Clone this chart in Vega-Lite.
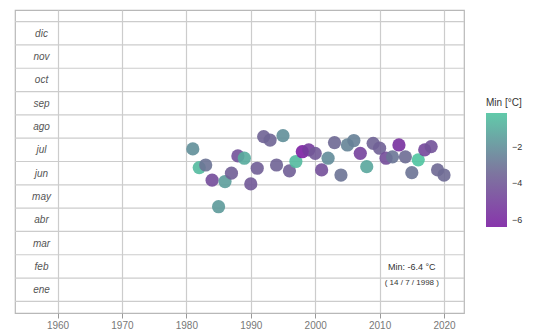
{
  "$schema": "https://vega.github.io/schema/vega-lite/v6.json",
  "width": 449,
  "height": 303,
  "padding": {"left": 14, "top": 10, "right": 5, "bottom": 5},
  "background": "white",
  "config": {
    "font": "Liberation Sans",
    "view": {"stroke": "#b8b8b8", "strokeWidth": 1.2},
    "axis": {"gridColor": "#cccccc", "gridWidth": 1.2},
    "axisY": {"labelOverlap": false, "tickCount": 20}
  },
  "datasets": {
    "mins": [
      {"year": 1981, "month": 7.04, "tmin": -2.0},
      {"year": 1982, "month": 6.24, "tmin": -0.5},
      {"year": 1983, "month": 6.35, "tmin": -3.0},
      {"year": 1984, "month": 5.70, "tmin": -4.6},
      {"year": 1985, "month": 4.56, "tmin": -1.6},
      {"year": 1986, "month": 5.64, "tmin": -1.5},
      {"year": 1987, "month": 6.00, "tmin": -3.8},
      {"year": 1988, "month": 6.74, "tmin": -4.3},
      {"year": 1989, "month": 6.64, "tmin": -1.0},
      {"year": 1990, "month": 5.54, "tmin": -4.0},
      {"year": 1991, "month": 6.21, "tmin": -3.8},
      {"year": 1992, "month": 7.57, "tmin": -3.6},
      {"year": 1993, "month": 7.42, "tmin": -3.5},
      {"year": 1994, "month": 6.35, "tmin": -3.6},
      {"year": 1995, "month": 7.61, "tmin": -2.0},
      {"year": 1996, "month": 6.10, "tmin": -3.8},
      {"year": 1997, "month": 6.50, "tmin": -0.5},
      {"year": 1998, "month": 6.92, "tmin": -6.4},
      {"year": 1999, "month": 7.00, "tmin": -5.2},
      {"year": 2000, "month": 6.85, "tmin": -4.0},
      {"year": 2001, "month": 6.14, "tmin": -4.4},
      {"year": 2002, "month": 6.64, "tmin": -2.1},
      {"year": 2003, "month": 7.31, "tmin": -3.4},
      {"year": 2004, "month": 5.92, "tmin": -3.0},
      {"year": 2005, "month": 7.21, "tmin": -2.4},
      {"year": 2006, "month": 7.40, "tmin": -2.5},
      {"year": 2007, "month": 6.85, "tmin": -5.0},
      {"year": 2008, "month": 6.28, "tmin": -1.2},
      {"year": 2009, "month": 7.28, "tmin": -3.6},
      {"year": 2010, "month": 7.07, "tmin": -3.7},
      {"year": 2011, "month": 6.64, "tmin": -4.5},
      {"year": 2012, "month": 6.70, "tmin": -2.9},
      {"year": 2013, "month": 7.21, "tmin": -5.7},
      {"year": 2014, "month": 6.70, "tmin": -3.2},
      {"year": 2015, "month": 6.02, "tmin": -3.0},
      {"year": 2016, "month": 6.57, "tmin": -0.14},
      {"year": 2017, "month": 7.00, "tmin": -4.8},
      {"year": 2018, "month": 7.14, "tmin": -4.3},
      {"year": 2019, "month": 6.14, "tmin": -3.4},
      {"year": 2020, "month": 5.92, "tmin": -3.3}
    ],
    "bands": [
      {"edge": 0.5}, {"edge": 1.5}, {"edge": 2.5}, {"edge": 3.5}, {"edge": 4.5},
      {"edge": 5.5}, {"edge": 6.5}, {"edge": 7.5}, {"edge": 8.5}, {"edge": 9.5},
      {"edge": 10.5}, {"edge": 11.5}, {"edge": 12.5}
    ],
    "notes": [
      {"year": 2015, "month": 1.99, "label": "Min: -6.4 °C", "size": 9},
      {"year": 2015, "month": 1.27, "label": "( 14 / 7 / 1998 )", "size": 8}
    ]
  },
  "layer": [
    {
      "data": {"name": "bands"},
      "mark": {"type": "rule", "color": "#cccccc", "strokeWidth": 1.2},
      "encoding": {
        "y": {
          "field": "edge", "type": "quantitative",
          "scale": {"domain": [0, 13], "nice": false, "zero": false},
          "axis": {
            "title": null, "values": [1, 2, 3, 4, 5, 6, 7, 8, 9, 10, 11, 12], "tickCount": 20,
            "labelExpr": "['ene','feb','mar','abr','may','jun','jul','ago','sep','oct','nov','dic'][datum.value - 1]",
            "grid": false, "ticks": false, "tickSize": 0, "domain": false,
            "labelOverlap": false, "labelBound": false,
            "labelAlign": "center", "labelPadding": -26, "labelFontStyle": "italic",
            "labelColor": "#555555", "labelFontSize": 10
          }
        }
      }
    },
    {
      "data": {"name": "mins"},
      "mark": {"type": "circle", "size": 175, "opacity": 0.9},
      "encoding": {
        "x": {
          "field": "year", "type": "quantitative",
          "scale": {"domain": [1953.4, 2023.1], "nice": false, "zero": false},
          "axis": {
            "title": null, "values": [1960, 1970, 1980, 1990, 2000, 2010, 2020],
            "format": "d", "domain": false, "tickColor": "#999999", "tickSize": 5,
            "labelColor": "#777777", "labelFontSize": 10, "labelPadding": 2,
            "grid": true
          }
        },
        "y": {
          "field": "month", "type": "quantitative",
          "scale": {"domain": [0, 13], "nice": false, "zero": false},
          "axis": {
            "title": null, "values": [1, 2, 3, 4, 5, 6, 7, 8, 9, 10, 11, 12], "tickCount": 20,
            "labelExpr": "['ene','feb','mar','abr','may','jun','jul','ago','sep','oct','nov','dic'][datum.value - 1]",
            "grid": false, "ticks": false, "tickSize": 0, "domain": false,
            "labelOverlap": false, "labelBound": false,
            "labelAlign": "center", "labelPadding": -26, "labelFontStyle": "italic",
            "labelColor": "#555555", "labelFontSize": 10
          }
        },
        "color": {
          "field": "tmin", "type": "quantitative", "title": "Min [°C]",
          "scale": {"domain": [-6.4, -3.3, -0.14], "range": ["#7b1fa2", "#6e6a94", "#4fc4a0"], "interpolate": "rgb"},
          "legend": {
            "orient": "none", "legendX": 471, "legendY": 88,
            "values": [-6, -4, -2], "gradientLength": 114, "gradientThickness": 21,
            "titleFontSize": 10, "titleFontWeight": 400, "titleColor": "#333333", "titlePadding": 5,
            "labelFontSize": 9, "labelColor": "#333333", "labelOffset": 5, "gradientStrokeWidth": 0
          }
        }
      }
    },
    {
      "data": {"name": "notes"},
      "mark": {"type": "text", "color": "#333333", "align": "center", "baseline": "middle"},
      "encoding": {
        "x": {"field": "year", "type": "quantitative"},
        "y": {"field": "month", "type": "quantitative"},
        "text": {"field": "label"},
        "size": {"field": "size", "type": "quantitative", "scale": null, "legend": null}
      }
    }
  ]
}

####################

### Instruction:
Write out the whole listing exactly, and drop the pictures.

### Answer to this task:
Clone this chart in Vega-Lite.
{
  "$schema": "https://vega.github.io/schema/vega-lite/v6.json",
  "width": 449,
  "height": 303,
  "padding": {"left": 14, "top": 10, "right": 5, "bottom": 5},
  "background": "white",
  "config": {
    "font": "Liberation Sans",
    "view": {"stroke": "#b8b8b8", "strokeWidth": 1.2},
    "axis": {"gridColor": "#cccccc", "gridWidth": 1.2},
    "axisY": {"labelOverlap": false, "tickCount": 20}
  },
  "datasets": {
    "mins": [
      {"year": 1981, "month": 7.04, "tmin": -2.0},
      {"year": 1982, "month": 6.24, "tmin": -0.5},
      {"year": 1983, "month": 6.35, "tmin": -3.0},
      {"year": 1984, "month": 5.70, "tmin": -4.6},
      {"year": 1985, "month": 4.56, "tmin": -1.6},
      {"year": 1986, "month": 5.64, "tmin": -1.5},
      {"year": 1987, "month": 6.00, "tmin": -3.8},
      {"year": 1988, "month": 6.74, "tmin": -4.3},
      {"year": 1989, "month": 6.64, "tmin": -1.0},
      {"year": 1990, "month": 5.54, "tmin": -4.0},
      {"year": 1991, "month": 6.21, "tmin": -3.8},
      {"year": 1992, "month": 7.57, "tmin": -3.6},
      {"year": 1993, "month": 7.42, "tmin": -3.5},
      {"year": 1994, "month": 6.35, "tmin": -3.6},
      {"year": 1995, "month": 7.61, "tmin": -2.0},
      {"year": 1996, "month": 6.10, "tmin": -3.8},
      {"year": 1997, "month": 6.50, "tmin": -0.5},
      {"year": 1998, "month": 6.92, "tmin": -6.4},
      {"year": 1999, "month": 7.00, "tmin": -5.2},
      {"year": 2000, "month": 6.85, "tmin": -4.0},
      {"year": 2001, "month": 6.14, "tmin": -4.4},
      {"year": 2002, "month": 6.64, "tmin": -2.1},
      {"year": 2003, "month": 7.31, "tmin": -3.4},
      {"year": 2004, "month": 5.92, "tmin": -3.0},
      {"year": 2005, "month": 7.21, "tmin": -2.4},
      {"year": 2006, "month": 7.40, "tmin": -2.5},
      {"year": 2007, "month": 6.85, "tmin": -5.0},
      {"year": 2008, "month": 6.28, "tmin": -1.2},
      {"year": 2009, "month": 7.28, "tmin": -3.6},
      {"year": 2010, "month": 7.07, "tmin": -3.7},
      {"year": 2011, "month": 6.64, "tmin": -4.5},
      {"year": 2012, "month": 6.70, "tmin": -2.9},
      {"year": 2013, "month": 7.21, "tmin": -5.7},
      {"year": 2014, "month": 6.70, "tmin": -3.2},
      {"year": 2015, "month": 6.02, "tmin": -3.0},
      {"year": 2016, "month": 6.57, "tmin": -0.14},
      {"year": 2017, "month": 7.00, "tmin": -4.8},
      {"year": 2018, "month": 7.14, "tmin": -4.3},
      {"year": 2019, "month": 6.14, "tmin": -3.4},
      {"year": 2020, "month": 5.92, "tmin": -3.3}
    ],
    "bands": [
      {"edge": 0.5}, {"edge": 1.5}, {"edge": 2.5}, {"edge": 3.5}, {"edge": 4.5},
      {"edge": 5.5}, {"edge": 6.5}, {"edge": 7.5}, {"edge": 8.5}, {"edge": 9.5},
      {"edge": 10.5}, {"edge": 11.5}, {"edge": 12.5}
    ],
    "notes": [
      {"year": 2015, "month": 1.99, "label": "Min: -6.4 °C", "size": 9},
      {"year": 2015, "month": 1.27, "label": "( 14 / 7 / 1998 )", "size": 8}
    ]
  },
  "layer": [
    {
      "data": {"name": "bands"},
      "mark": {"type": "rule", "color": "#cccccc", "strokeWidth": 1.2},
      "encoding": {
        "y": {
          "field": "edge", "type": "quantitative",
          "scale": {"domain": [0, 13], "nice": false, "zero": false},
          "axis": {
            "title": null, "values": [1, 2, 3, 4, 5, 6, 7, 8, 9, 10, 11, 12], "tickCount": 20,
            "labelExpr": "['ene','feb','mar','abr','may','jun','jul','ago','sep','oct','nov','dic'][datum.value - 1]",
            "grid": false, "ticks": false, "tickSize": 0, "domain": false,
            "labelOverlap": false, "labelBound": false,
            "labelAlign": "center", "labelPadding": -26, "labelFontStyle": "italic",
            "labelColor": "#555555", "labelFontSize": 10
          }
        }
      }
    },
    {
      "data": {"name": "mins"},
      "mark": {"type": "circle", "size": 175, "opacity": 0.9},
      "encoding": {
        "x": {
          "field": "year", "type": "quantitative",
          "scale": {"domain": [1953.4, 2023.1], "nice": false, "zero": false},
          "axis": {
            "title": null, "values": [1960, 1970, 1980, 1990, 2000, 2010, 2020],
            "format": "d", "domain": false, "tickColor": "#999999", "tickSize": 5,
            "labelColor": "#777777", "labelFontSize": 10, "labelPadding": 2,
            "grid": true
          }
        },
        "y": {
          "field": "month", "type": "quantitative",
          "scale": {"domain": [0, 13], "nice": false, "zero": false},
          "axis": {
            "title": null, "values": [1, 2, 3, 4, 5, 6, 7, 8, 9, 10, 11, 12], "tickCount": 20,
            "labelExpr": "['ene','feb','mar','abr','may','jun','jul','ago','sep','oct','nov','dic'][datum.value - 1]",
            "grid": false, "ticks": false, "tickSize": 0, "domain": false,
            "labelOverlap": false, "labelBound": false,
            "labelAlign": "center", "labelPadding": -26, "labelFontStyle": "italic",
            "labelColor": "#555555", "labelFontSize": 10
          }
        },
        "color": {
          "field": "tmin", "type": "quantitative", "title": "Min [°C]",
          "scale": {"domain": [-6.4, -3.3, -0.14], "range": ["#7b1fa2", "#6e6a94", "#4fc4a0"], "interpolate": "rgb"},
          "legend": {
            "orient": "none", "legendX": 471, "legendY": 88,
            "values": [-6, -4, -2], "gradientLength": 114, "gradientThickness": 21,
            "titleFontSize": 10, "titleFontWeight": 400, "titleColor": "#333333", "titlePadding": 5,
            "labelFontSize": 9, "labelColor": "#333333", "labelOffset": 5, "gradientStrokeWidth": 0
          }
        }
      }
    },
    {
      "data": {"name": "notes"},
      "mark": {"type": "text", "color": "#333333", "align": "center", "baseline": "middle"},
      "encoding": {
        "x": {"field": "year", "type": "quantitative"},
        "y": {"field": "month", "type": "quantitative"},
        "text": {"field": "label"},
        "size": {"field": "size", "type": "quantitative", "scale": null, "legend": null}
      }
    }
  ]
}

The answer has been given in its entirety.